ICICI Bank case: SC rejects Chanda Kochhar’s plea against termination


Her termination came on January 30, 2019, almost four months after the bank approved her voluntary resignation on October 4, 2018, and therefore, the termination was “illegal”, Rohatgi said.

The Supreme Court on Tuesday rejected Chanda Kochhar’s appeal against the Bombay High Court’s March 5 order which had dismissed her plea against her termination as the managing director and CEO of ICICI Bank, saying the issue falls within the realm of a private bank and employee.

The ruling is a major setback for Kochhar who now stands to lose her pension related benefits, including bonuses and stock options.

The Bench led by justice SK Kaul while dismissing Kochhar’s appeal upheld the Bombay HC order that held that her services were not governed by any statute, “but it is a purely contractual relationship with ICICI”.

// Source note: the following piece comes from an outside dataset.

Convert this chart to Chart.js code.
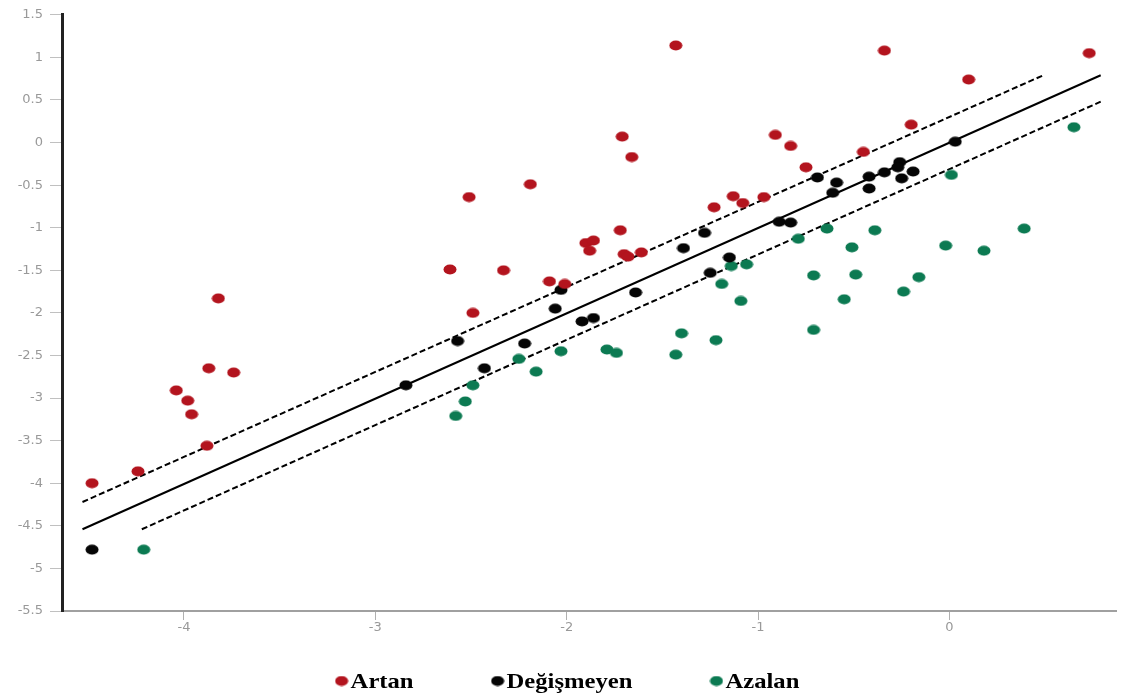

“We are not inclined to interfere… This falls within the realm of private contract between bank and employee,” the apex court said.

“This rejection on the ground of ‘maintainability’ by the HC is wholly erroneous, arbitrary, and contrary to law well settled by the SC,” senior counsel Mukul Rohatgi argued, adding that “…they have converted my resignation to termination. Whether the termination can be done without approving the resignation is a question”.

Her termination came on January 30, 2019, almost four months after the bank approved her voluntary resignation on October 4, 2018, and therefore, the termination was “illegal”, Rohatgi said.

The Bombay High Court had accepted the bank’s contention that Kochhar’s plea was not maintainable as the dispute was contractual and concerns a private body.

Kochhar was terminated from the ICICI Bank months after she had voluntarily left the second largest private sector lender. She had moved the Bombay High Court on November 30, 2019, challenging the termination of her employment by the ICICI Bank. She had contended before the high court that the bank also denied her remuneration and clawed back all the bonuses and stock options between April 2009 and March 2018, for her alleged role in granting out of turn loans to the Videocon Group which purportedly benefitted her husband Deepak Kochhar. Her counsel had earlier argued in the high court that her termination came months after the bank approved her voluntary resignation on October 5, 2018, and therefore, the termination is “illegal, untenable and unsustainable in law”.

The ICICI Bank had then filed an affidavit, contending the reliefs in the petition are not maintainable and it deserves to be dismissed as ICICI is a private bank and is administered under the Companies Act, not the state or its agency.